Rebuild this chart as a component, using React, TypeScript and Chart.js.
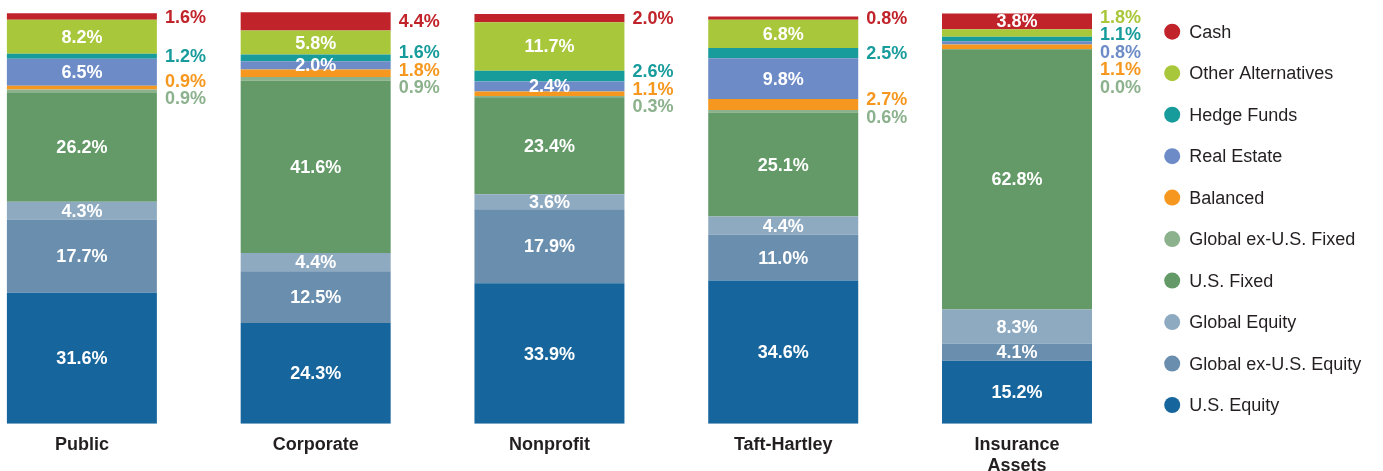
import React, { useEffect, useRef } from "react";
import { Chart, registerables } from "chart.js";

Chart.register(...registerables);

// ---- Data ----
const categories: (string | string[])[] = ["Public", "Corporate", "Nonprofit", "Taft-Hartley", ["Insurance", "Assets"]];

const usEquity = [31.6, 24.3, 33.9, 34.6, 15.2];
const globalExUSEquity = [17.7, 12.5, 17.9, 11.0, 4.1];
const globalEquity = [4.3, 4.4, 3.6, 4.4, 8.3];
const usFixed = [26.2, 41.6, 23.4, 25.1, 62.8];
const globalExUSFixed = [0.9, 0.9, 0.3, 0.6, 0.0];
const balanced = [0.9, 1.8, 1.1, 2.7, 1.1];
const realEstate = [6.5, 2.0, 2.4, 9.8, 0.8];
const hedgeFunds = [1.2, 1.6, 2.6, 2.5, 1.1];
const otherAlternatives = [8.2, 5.8, 11.7, 6.8, 1.8];
const cash = [1.6, 4.4, 2.0, 0.8, 3.8];

const seriesNames = [
  "U.S. Equity",
  "Global ex-U.S. Equity",
  "Global Equity",
  "U.S. Fixed",
  "Global ex-U.S. Fixed",
  "Balanced",
  "Real Estate",
  "Hedge Funds",
  "Other Alternatives",
  "Cash",
];
const seriesValues = [
  usEquity,
  globalExUSEquity,
  globalEquity,
  usFixed,
  globalExUSFixed,
  balanced,
  realEstate,
  hedgeFunds,
  otherAlternatives,
  cash,
];
const seriesColors = [
  "#16659c",
  "#6a8eae",
  "#8eaac1",
  "#649a67",
  "#8cb18d",
  "#f6981f",
  "#6d8cc7",
  "#189c9b",
  "#a9c73a",
  "#c1232a",
];

// label placement rules (style)
const outsideSeries = ["Cash", "Hedge Funds", "Balanced", "Global ex-U.S. Fixed"];
const insideOverrides = ["4|Cash"];
const insideMin = 2.0;

const FONT = "'Liberation Sans', Arial, Helvetica, sans-serif";
const TEXT_COLOR = "#231f20";

const labelPlugin = {
  id: "segLabels",
  afterDatasetsDraw(chart: any) {
    const ctx = chart.ctx;
    const nCat = categories.length;
    const outside: { y: number; text: string; color: string }[][] = [];
    for (let c = 0; c < nCat; c++) outside.push([]);
    const barRight: number[] = [];
    ctx.save();
    ctx.font = `bold 18px ${FONT}`;
    ctx.textBaseline = "middle";
    chart.data.datasets.forEach((ds: any, di: number) => {
      const meta = chart.getDatasetMeta(di);
      meta.data.forEach((el: any, ci: number) => {
        const v = ds.data[ci];
        const p = el.getProps(["x", "y", "base", "width"], true);
        const cy = (p.y + p.base) / 2;
        barRight[ci] = p.x + p.width / 2;
        const name = ds.label;
        const text = v.toFixed(1) + "%";
        const inside =
          insideOverrides.includes(ci + "|" + name) ||
          (!outsideSeries.includes(name) && v >= insideMin);
        if (inside) {
          ctx.fillStyle = "#ffffff";
          ctx.textAlign = "center";
          ctx.fillText(text, p.x, cy + 1);
        } else {
          outside[ci].push({ y: cy, text, color: ds.backgroundColor });
        }
      });
    });
    // resolve overlaps for outside labels
    const gap = 17.5;
    const minY = 17;
    outside.forEach((labels, ci) => {
      labels.sort((a, b) => a.y - b.y);
      let clusters = labels.map((l) => ({ items: [l], center: l.y }));
      const top = (cl: any) => cl.center - ((cl.items.length - 1) * gap) / 2;
      const bottom = (cl: any) => cl.center + ((cl.items.length - 1) * gap) / 2;
      let changed = true;
      let guard = 0;
      while (changed && guard < 100) {
        guard++;
        changed = false;
        for (let i = 1; i < clusters.length; i++) {
          const a = clusters[i - 1];
          const b = clusters[i];
          if (top(b) - bottom(a) < gap - 0.01) {
            const items = a.items.concat(b.items);
            const mean = items.reduce((s, it) => s + it.y, 0) / items.length;
            clusters.splice(i - 1, 2, { items, center: mean });
            changed = true;
            break;
          }
        }
      }
      let prevBottom = -Infinity;
      clusters.forEach((cl, k) => {
        let t = top(cl);
        if (k === 0 && t < minY) t = minY;
        if (t < prevBottom + gap) t = prevBottom + gap;
        cl.items.forEach((it, j) => {
          ctx.fillStyle = it.color;
          ctx.textAlign = "left";
          ctx.fillText(it.text, barRight[ci] + 8, t + j * gap + 1);
        });
        prevBottom = t + (cl.items.length - 1) * gap;
      });
    });
    ctx.restore();
  },
};

const legendPlugin = {
  id: "sideLegend",
  afterDraw(chart: any) {
    const ctx = chart.ctx;
    const x0 = chart.chartArea.right + 38.3;
    const y0 = 31.7;
    const step = 41.48;
    ctx.save();
    ctx.font = `18px ${FONT}`;
    ctx.textBaseline = "middle";
    ctx.textAlign = "left";
    const ds = chart.data.datasets.slice().reverse();
    ds.forEach((d: any, i: number) => {
      const y = y0 + i * step;
      ctx.beginPath();
      ctx.arc(x0, y, 8, 0, Math.PI * 2);
      ctx.fillStyle = d.backgroundColor;
      ctx.fill();
      ctx.fillStyle = TEXT_COLOR;
      ctx.fillText(d.label, x0 + 17, y + 1);
    });
    ctx.restore();
  },
};

export default function App() {
  const ref = useRef<HTMLCanvasElement | null>(null);
  useEffect(() => {
    if (!ref.current) return;
    const chart = new Chart(ref.current, {
      type: "bar",
      data: {
        labels: categories as any,
        datasets: seriesNames.map((name, i) => ({
          label: name,
          data: seriesValues[i],
          backgroundColor: seriesColors[i],
          borderWidth: 0,
          barPercentage: 0.6416,
          categoryPercentage: 1,
        })),
      },
      options: {
        animation: false,
        responsive: true,
        maintainAspectRatio: false,
        layout: { padding: { left: 0, right: 249.1, top: 9.4, bottom: 0 } },
        plugins: {
          legend: { display: false },
          tooltip: { enabled: false },
        },
        scales: {
          x: {
            stacked: true,
            grid: { display: false },
            border: { display: false },
            ticks: {
              color: TEXT_COLOR,
              font: { family: FONT, size: 18, weight: "bold", lineHeight: 1.2 },
              padding: 2,
              maxRotation: 0,
              autoSkip: false,
            },
          },
          y: {
            stacked: true,
            display: false,
            min: 0,
            max: 100,
          },
        },
      },
      plugins: [labelPlugin, legendPlugin],
    });
    return () => chart.destroy();
  }, []);

  return (
    <div style={{ position: "fixed", left: 0, top: 0, width: 1383, height: 471, overflow: "hidden", background: "#fff" }}>
      <div style={{ position: "absolute", left: -35, top: 0, width: 1418, height: 479 }}>
        <canvas ref={ref} />
      </div>
    </div>
  );
}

+ + + + +

**WHAT TO DO**
Print out the lines exactly, skipping any picture.

**OUTPUT FOR THIS EXERCISE**
Rebuild this chart as a component, using React, TypeScript and Chart.js.
import React, { useEffect, useRef } from "react";
import { Chart, registerables } from "chart.js";

Chart.register(...registerables);

// ---- Data ----
const categories: (string | string[])[] = ["Public", "Corporate", "Nonprofit", "Taft-Hartley", ["Insurance", "Assets"]];

const usEquity = [31.6, 24.3, 33.9, 34.6, 15.2];
const globalExUSEquity = [17.7, 12.5, 17.9, 11.0, 4.1];
const globalEquity = [4.3, 4.4, 3.6, 4.4, 8.3];
const usFixed = [26.2, 41.6, 23.4, 25.1, 62.8];
const globalExUSFixed = [0.9, 0.9, 0.3, 0.6, 0.0];
const balanced = [0.9, 1.8, 1.1, 2.7, 1.1];
const realEstate = [6.5, 2.0, 2.4, 9.8, 0.8];
const hedgeFunds = [1.2, 1.6, 2.6, 2.5, 1.1];
const otherAlternatives = [8.2, 5.8, 11.7, 6.8, 1.8];
const cash = [1.6, 4.4, 2.0, 0.8, 3.8];

const seriesNames = [
  "U.S. Equity",
  "Global ex-U.S. Equity",
  "Global Equity",
  "U.S. Fixed",
  "Global ex-U.S. Fixed",
  "Balanced",
  "Real Estate",
  "Hedge Funds",
  "Other Alternatives",
  "Cash",
];
const seriesValues = [
  usEquity,
  globalExUSEquity,
  globalEquity,
  usFixed,
  globalExUSFixed,
  balanced,
  realEstate,
  hedgeFunds,
  otherAlternatives,
  cash,
];
const seriesColors = [
  "#16659c",
  "#6a8eae",
  "#8eaac1",
  "#649a67",
  "#8cb18d",
  "#f6981f",
  "#6d8cc7",
  "#189c9b",
  "#a9c73a",
  "#c1232a",
];

// label placement rules (style)
const outsideSeries = ["Cash", "Hedge Funds", "Balanced", "Global ex-U.S. Fixed"];
const insideOverrides = ["4|Cash"];
const insideMin = 2.0;

const FONT = "'Liberation Sans', Arial, Helvetica, sans-serif";
const TEXT_COLOR = "#231f20";

const labelPlugin = {
  id: "segLabels",
  afterDatasetsDraw(chart: any) {
    const ctx = chart.ctx;
    const nCat = categories.length;
    const outside: { y: number; text: string; color: string }[][] = [];
    for (let c = 0; c < nCat; c++) outside.push([]);
    const barRight: number[] = [];
    ctx.save();
    ctx.font = `bold 18px ${FONT}`;
    ctx.textBaseline = "middle";
    chart.data.datasets.forEach((ds: any, di: number) => {
      const meta = chart.getDatasetMeta(di);
      meta.data.forEach((el: any, ci: number) => {
        const v = ds.data[ci];
        const p = el.getProps(["x", "y", "base", "width"], true);
        const cy = (p.y + p.base) / 2;
        barRight[ci] = p.x + p.width / 2;
        const name = ds.label;
        const text = v.toFixed(1) + "%";
        const inside =
          insideOverrides.includes(ci + "|" + name) ||
          (!outsideSeries.includes(name) && v >= insideMin);
        if (inside) {
          ctx.fillStyle = "#ffffff";
          ctx.textAlign = "center";
          ctx.fillText(text, p.x, cy + 1);
        } else {
          outside[ci].push({ y: cy, text, color: ds.backgroundColor });
        }
      });
    });
    // resolve overlaps for outside labels
    const gap = 17.5;
    const minY = 17;
    outside.forEach((labels, ci) => {
      labels.sort((a, b) => a.y - b.y);
      let clusters = labels.map((l) => ({ items: [l], center: l.y }));
      const top = (cl: any) => cl.center - ((cl.items.length - 1) * gap) / 2;
      const bottom = (cl: any) => cl.center + ((cl.items.length - 1) * gap) / 2;
      let changed = true;
      let guard = 0;
      while (changed && guard < 100) {
        guard++;
        changed = false;
        for (let i = 1; i < clusters.length; i++) {
          const a = clusters[i - 1];
          const b = clusters[i];
          if (top(b) - bottom(a) < gap - 0.01) {
            const items = a.items.concat(b.items);
            const mean = items.reduce((s, it) => s + it.y, 0) / items.length;
            clusters.splice(i - 1, 2, { items, center: mean });
            changed = true;
            break;
          }
        }
      }
      let prevBottom = -Infinity;
      clusters.forEach((cl, k) => {
        let t = top(cl);
        if (k === 0 && t < minY) t = minY;
        if (t < prevBottom + gap) t = prevBottom + gap;
        cl.items.forEach((it, j) => {
          ctx.fillStyle = it.color;
          ctx.textAlign = "left";
          ctx.fillText(it.text, barRight[ci] + 8, t + j * gap + 1);
        });
        prevBottom = t + (cl.items.length - 1) * gap;
      });
    });
    ctx.restore();
  },
};

const legendPlugin = {
  id: "sideLegend",
  afterDraw(chart: any) {
    const ctx = chart.ctx;
    const x0 = chart.chartArea.right + 38.3;
    const y0 = 31.7;
    const step = 41.48;
    ctx.save();
    ctx.font = `18px ${FONT}`;
    ctx.textBaseline = "middle";
    ctx.textAlign = "left";
    const ds = chart.data.datasets.slice().reverse();
    ds.forEach((d: any, i: number) => {
      const y = y0 + i * step;
      ctx.beginPath();
      ctx.arc(x0, y, 8, 0, Math.PI * 2);
      ctx.fillStyle = d.backgroundColor;
      ctx.fill();
      ctx.fillStyle = TEXT_COLOR;
      ctx.fillText(d.label, x0 + 17, y + 1);
    });
    ctx.restore();
  },
};

export default function App() {
  const ref = useRef<HTMLCanvasElement | null>(null);
  useEffect(() => {
    if (!ref.current) return;
    const chart = new Chart(ref.current, {
      type: "bar",
      data: {
        labels: categories as any,
        datasets: seriesNames.map((name, i) => ({
          label: name,
          data: seriesValues[i],
          backgroundColor: seriesColors[i],
          borderWidth: 0,
          barPercentage: 0.6416,
          categoryPercentage: 1,
        })),
      },
      options: {
        animation: false,
        responsive: true,
        maintainAspectRatio: false,
        layout: { padding: { left: 0, right: 249.1, top: 9.4, bottom: 0 } },
        plugins: {
          legend: { display: false },
          tooltip: { enabled: false },
        },
        scales: {
          x: {
            stacked: true,
            grid: { display: false },
            border: { display: false },
            ticks: {
              color: TEXT_COLOR,
              font: { family: FONT, size: 18, weight: "bold", lineHeight: 1.2 },
              padding: 2,
              maxRotation: 0,
              autoSkip: false,
            },
          },
          y: {
            stacked: true,
            display: false,
            min: 0,
            max: 100,
          },
        },
      },
      plugins: [labelPlugin, legendPlugin],
    });
    return () => chart.destroy();
  }, []);

  return (
    <div style={{ position: "fixed", left: 0, top: 0, width: 1383, height: 471, overflow: "hidden", background: "#fff" }}>
      <div style={{ position: "absolute", left: -35, top: 0, width: 1418, height: 479 }}>
        <canvas ref={ref} />
      </div>
    </div>
  );
}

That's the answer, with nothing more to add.